(DATA FOR THIS TASK):
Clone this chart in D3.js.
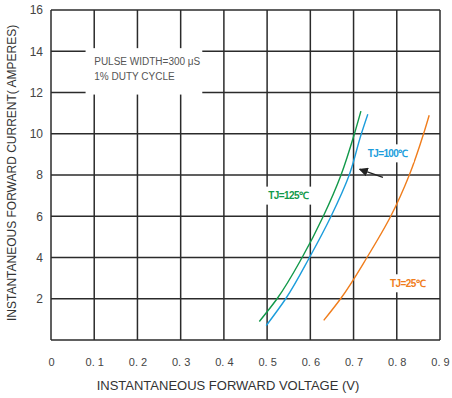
<!DOCTYPE html>
<html>
<head>
<meta charset="utf-8">
<script src="https://cdn.jsdelivr.net/npm/d3@7"></script>
<style>
  body { margin: 0; background: #fff; }
  text { font-family: "Liberation Sans", Arial, sans-serif; }
</style>
</head>
<body>
<script>
// forward voltage vs forward current
var xTicks = [0, 0.1, 0.2, 0.3, 0.4, 0.5, 0.6, 0.7, 0.8, 0.9];
var xTickLabels = ["0", "0. 1", "0. 2", "0. 3", "0. 4", "0. 5", "0. 6", "0. 7", "0. 8", "0. 9"];
var yTicks = [2, 4, 6, 8, 10, 12, 14, 16];

var v125 = [0.482, 0.523, 0.581, 0.630, 0.671, 0.702, 0.717];
var i125 = [0.9, 2, 4, 6, 8, 10, 11.1];
var v100 = [0.498, 0.543, 0.598, 0.648, 0.690, 0.718, 0.733];
var i100 = [0.7, 2, 4, 6, 8, 10, 10.95];
var v25 = [0.631, 0.670, 0.731, 0.786, 0.829, 0.862, 0.875];
var i25 = [0.95, 2, 4, 6, 8, 10, 10.9];

var series = [
  { name: "TJ=125℃", v: v125, i: i125, color: "#12994a" },
  { name: "TJ=100℃", v: v100, i: i100, color: "#1c9ddc" },
  { name: "TJ=25℃", v: v25, i: i25, color: "#f07d1c" }
];

var width = 452, height = 398;
var margin = { left: 51, right: 12, top: 10, bottom: 58 };

var svg = d3.select("body").append("svg")
  .attr("width", width)
  .attr("height", height);

var x = d3.scaleLinear().domain([0, 0.9]).range([margin.left, width - margin.right]);
var y = d3.scaleLinear().domain([0, 16]).range([height - margin.bottom, margin.top]);

var gridColor = "#2b2b2b";

// grid
svg.append("g").selectAll("line.v")
  .data(xTicks)
  .enter().append("line")
  .attr("x1", function (d) { return x(d); })
  .attr("x2", function (d) { return x(d); })
  .attr("y1", y(0))
  .attr("y2", y(16))
  .attr("stroke", gridColor)
  .attr("stroke-width", 1.5);

svg.append("g").selectAll("line.h")
  .data([0].concat(yTicks))
  .enter().append("line")
  .attr("x1", x(0))
  .attr("x2", x(0.9))
  .attr("y1", function (d) { return y(d); })
  .attr("y2", function (d) { return y(d); })
  .attr("stroke", gridColor)
  .attr("stroke-width", 1.5);

// axes (labels only, the grid does the lines)
var xAxis = d3.axisBottom(x)
  .tickValues(xTicks)
  .tickFormat(function (d, k) { return xTickLabels[k]; })
  .tickSize(0)
  .tickPadding(18);

var gx = svg.append("g")
  .attr("transform", "translate(0," + y(0) + ")")
  .call(xAxis);
gx.select(".domain").remove();
gx.selectAll("text")
  .attr("font-size", 11)
  .attr("font-family", "Liberation Sans, Arial, sans-serif")
  .attr("fill", "#444");

var yAxis = d3.axisLeft(y)
  .tickValues(yTicks)
  .tickSize(0)
  .tickPadding(8);

var gy = svg.append("g")
  .attr("transform", "translate(" + x(0) + ",0)")
  .call(yAxis);
gy.select(".domain").remove();
gy.selectAll("text")
  .attr("font-size", 12)
  .attr("font-family", "Liberation Sans, Arial, sans-serif")
  .attr("fill", "#444");

// axis titles
svg.append("text")
  .attr("x", 228)
  .attr("y", 390)
  .attr("text-anchor", "middle")
  .attr("font-size", 13)
  .attr("fill", "#333")
  .text("INSTANTANEOUS FORWARD VOLTAGE (V)");

svg.append("text")
  .attr("transform", "translate(16," + y(8.1) + ") rotate(-90)")
  .attr("text-anchor", "middle")
  .attr("font-size", 12)
  .attr("fill", "#333")
  .text("INSTANTANEOUS FORWARD CURRENT( AMPERES)");

// test condition box
svg.append("rect")
  .attr("x", x(0.08))
  .attr("y", y(14.15))
  .attr("width", x(0.35) - x(0.08))
  .attr("height", y(11.9) - y(14.15))
  .attr("fill", "#fff");

var note = svg.append("text")
  .attr("font-size", 10)
  .attr("fill", "#555");
note.append("tspan").attr("x", x(0.1)).attr("y", y(13.35)).text("PULSE WIDTH=300 μS");
note.append("tspan").attr("x", x(0.1)).attr("y", y(12.6)).text("1% DUTY CYCLE");

// curves
var line = d3.line()
  .x(function (d) { return x(d[0]); })
  .y(function (d) { return y(d[1]); })
  .curve(d3.curveMonotoneY);

svg.selectAll("path.curve")
  .data(series)
  .enter().append("path")
  .attr("class", "curve")
  .attr("d", function (s) { return line(d3.zip(s.v, s.i)); })
  .attr("fill", "none")
  .attr("stroke", function (s) { return s.color; })
  .attr("stroke-width", 1.4);

// curve labels with white boxes over the grid
var labelPos = [
  { v: 0.549, i: 7.0 },
  { v: 0.779, i: 9.05 },
  { v: 0.825, i: 2.75 }
];

series.forEach(function (s, k) {
  var p = labelPos[k];
  var cx = x(p.v), cy = y(p.i);
  svg.append("rect")
    .attr("x", cx - 26)
    .attr("y", cy - 9)
    .attr("width", 52)
    .attr("height", 18)
    .attr("fill", "#fff");
  svg.append("text")
    .attr("x", cx)
    .attr("y", cy + 3.5)
    .attr("text-anchor", "middle")
    .attr("font-size", 10)
    .attr("font-weight", "bold")
    .attr("letter-spacing", -0.6)
    .attr("fill", s.color)
    .text(s.name);
});

// arrow pointing at the 100 C curve
svg.append("defs").append("marker")
  .attr("id", "arr")
  .attr("viewBox", "0 0 10 10")
  .attr("refX", 9)
  .attr("refY", 5)
  .attr("markerWidth", 7)
  .attr("markerHeight", 7)
  .attr("orient", "auto")
  .append("path")
  .attr("d", "M0,0L10,5L0,10z")
  .attr("fill", "#222");

svg.append("line")
  .attr("x1", x(0.768))
  .attr("y1", y(7.88))
  .attr("x2", x(0.714))
  .attr("y2", y(8.28))
  .attr("stroke", "#222")
  .attr("stroke-width", 1.3)
  .attr("marker-end", "url(#arr)");
</script>
</body>
</html>
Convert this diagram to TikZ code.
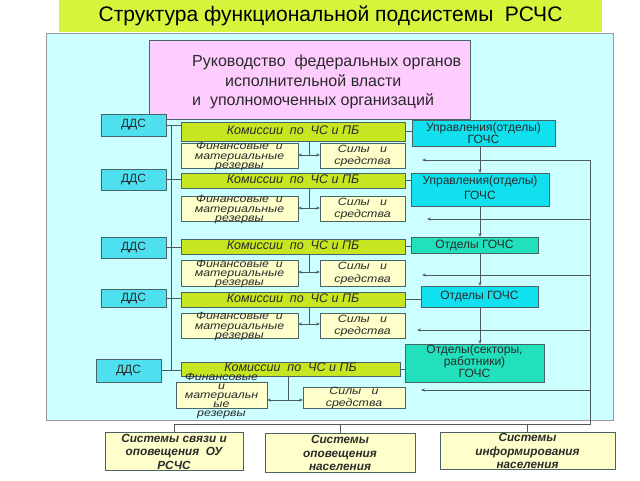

(JOB): Do not include images; quote all of the entries above exactly.

(ANSWER TO THIS EXERCISE):
Clone this chart in D3.js.
<!DOCTYPE html>
<html>
<head>
<meta charset="utf-8">
<script src="https://cdn.jsdelivr.net/npm/d3@7"></script>
<style>
  body { margin: 0; background: #fff; }
  text { font-family: "Liberation Sans", Arial, sans-serif; }
</style>
</head>
<body>
<script>
// forward voltage vs forward current
var xTicks = [0, 0.1, 0.2, 0.3, 0.4, 0.5, 0.6, 0.7, 0.8, 0.9];
var xTickLabels = ["0", "0. 1", "0. 2", "0. 3", "0. 4", "0. 5", "0. 6", "0. 7", "0. 8", "0. 9"];
var yTicks = [2, 4, 6, 8, 10, 12, 14, 16];

var v125 = [0.482, 0.523, 0.581, 0.630, 0.671, 0.702, 0.717];
var i125 = [0.9, 2, 4, 6, 8, 10, 11.1];
var v100 = [0.498, 0.543, 0.598, 0.648, 0.690, 0.718, 0.733];
var i100 = [0.7, 2, 4, 6, 8, 10, 10.95];
var v25 = [0.631, 0.670, 0.731, 0.786, 0.829, 0.862, 0.875];
var i25 = [0.95, 2, 4, 6, 8, 10, 10.9];

var series = [
  { name: "TJ=125℃", v: v125, i: i125, color: "#12994a" },
  { name: "TJ=100℃", v: v100, i: i100, color: "#1c9ddc" },
  { name: "TJ=25℃", v: v25, i: i25, color: "#f07d1c" }
];

var width = 452, height = 398;
var margin = { left: 51, right: 12, top: 10, bottom: 58 };

var svg = d3.select("body").append("svg")
  .attr("width", width)
  .attr("height", height);

var x = d3.scaleLinear().domain([0, 0.9]).range([margin.left, width - margin.right]);
var y = d3.scaleLinear().domain([0, 16]).range([height - margin.bottom, margin.top]);

var gridColor = "#2b2b2b";

// grid
svg.append("g").selectAll("line.v")
  .data(xTicks)
  .enter().append("line")
  .attr("x1", function (d) { return x(d); })
  .attr("x2", function (d) { return x(d); })
  .attr("y1", y(0))
  .attr("y2", y(16))
  .attr("stroke", gridColor)
  .attr("stroke-width", 1.5);

svg.append("g").selectAll("line.h")
  .data([0].concat(yTicks))
  .enter().append("line")
  .attr("x1", x(0))
  .attr("x2", x(0.9))
  .attr("y1", function (d) { return y(d); })
  .attr("y2", function (d) { return y(d); })
  .attr("stroke", gridColor)
  .attr("stroke-width", 1.5);

// axes (labels only, the grid does the lines)
var xAxis = d3.axisBottom(x)
  .tickValues(xTicks)
  .tickFormat(function (d, k) { return xTickLabels[k]; })
  .tickSize(0)
  .tickPadding(18);

var gx = svg.append("g")
  .attr("transform", "translate(0," + y(0) + ")")
  .call(xAxis);
gx.select(".domain").remove();
gx.selectAll("text")
  .attr("font-size", 11)
  .attr("font-family", "Liberation Sans, Arial, sans-serif")
  .attr("fill", "#444");

var yAxis = d3.axisLeft(y)
  .tickValues(yTicks)
  .tickSize(0)
  .tickPadding(8);

var gy = svg.append("g")
  .attr("transform", "translate(" + x(0) + ",0)")
  .call(yAxis);
gy.select(".domain").remove();
gy.selectAll("text")
  .attr("font-size", 12)
  .attr("font-family", "Liberation Sans, Arial, sans-serif")
  .attr("fill", "#444");

// axis titles
svg.append("text")
  .attr("x", 228)
  .attr("y", 390)
  .attr("text-anchor", "middle")
  .attr("font-size", 13)
  .attr("fill", "#333")
  .text("INSTANTANEOUS FORWARD VOLTAGE (V)");

svg.append("text")
  .attr("transform", "translate(16," + y(8.1) + ") rotate(-90)")
  .attr("text-anchor", "middle")
  .attr("font-size", 12)
  .attr("fill", "#333")
  .text("INSTANTANEOUS FORWARD CURRENT( AMPERES)");

// test condition box
svg.append("rect")
  .attr("x", x(0.08))
  .attr("y", y(14.15))
  .attr("width", x(0.35) - x(0.08))
  .attr("height", y(11.9) - y(14.15))
  .attr("fill", "#fff");

var note = svg.append("text")
  .attr("font-size", 10)
  .attr("fill", "#555");
note.append("tspan").attr("x", x(0.1)).attr("y", y(13.35)).text("PULSE WIDTH=300 μS");
note.append("tspan").attr("x", x(0.1)).attr("y", y(12.6)).text("1% DUTY CYCLE");

// curves
var line = d3.line()
  .x(function (d) { return x(d[0]); })
  .y(function (d) { return y(d[1]); })
  .curve(d3.curveMonotoneY);

svg.selectAll("path.curve")
  .data(series)
  .enter().append("path")
  .attr("class", "curve")
  .attr("d", function (s) { return line(d3.zip(s.v, s.i)); })
  .attr("fill", "none")
  .attr("stroke", function (s) { return s.color; })
  .attr("stroke-width", 1.4);

// curve labels with white boxes over the grid
var labelPos = [
  { v: 0.549, i: 7.0 },
  { v: 0.779, i: 9.05 },
  { v: 0.825, i: 2.75 }
];

series.forEach(function (s, k) {
  var p = labelPos[k];
  var cx = x(p.v), cy = y(p.i);
  svg.append("rect")
    .attr("x", cx - 26)
    .attr("y", cy - 9)
    .attr("width", 52)
    .attr("height", 18)
    .attr("fill", "#fff");
  svg.append("text")
    .attr("x", cx)
    .attr("y", cy + 3.5)
    .attr("text-anchor", "middle")
    .attr("font-size", 10)
    .attr("font-weight", "bold")
    .attr("letter-spacing", -0.6)
    .attr("fill", s.color)
    .text(s.name);
});

// arrow pointing at the 100 C curve
svg.append("defs").append("marker")
  .attr("id", "arr")
  .attr("viewBox", "0 0 10 10")
  .attr("refX", 9)
  .attr("refY", 5)
  .attr("markerWidth", 7)
  .attr("markerHeight", 7)
  .attr("orient", "auto")
  .append("path")
  .attr("d", "M0,0L10,5L0,10z")
  .attr("fill", "#222");

svg.append("line")
  .attr("x1", x(0.768))
  .attr("y1", y(7.88))
  .attr("x2", x(0.714))
  .attr("y2", y(8.28))
  .attr("stroke", "#222")
  .attr("stroke-width", 1.3)
  .attr("marker-end", "url(#arr)");
</script>
</body>
</html>
Convert this diagram to TikZ code.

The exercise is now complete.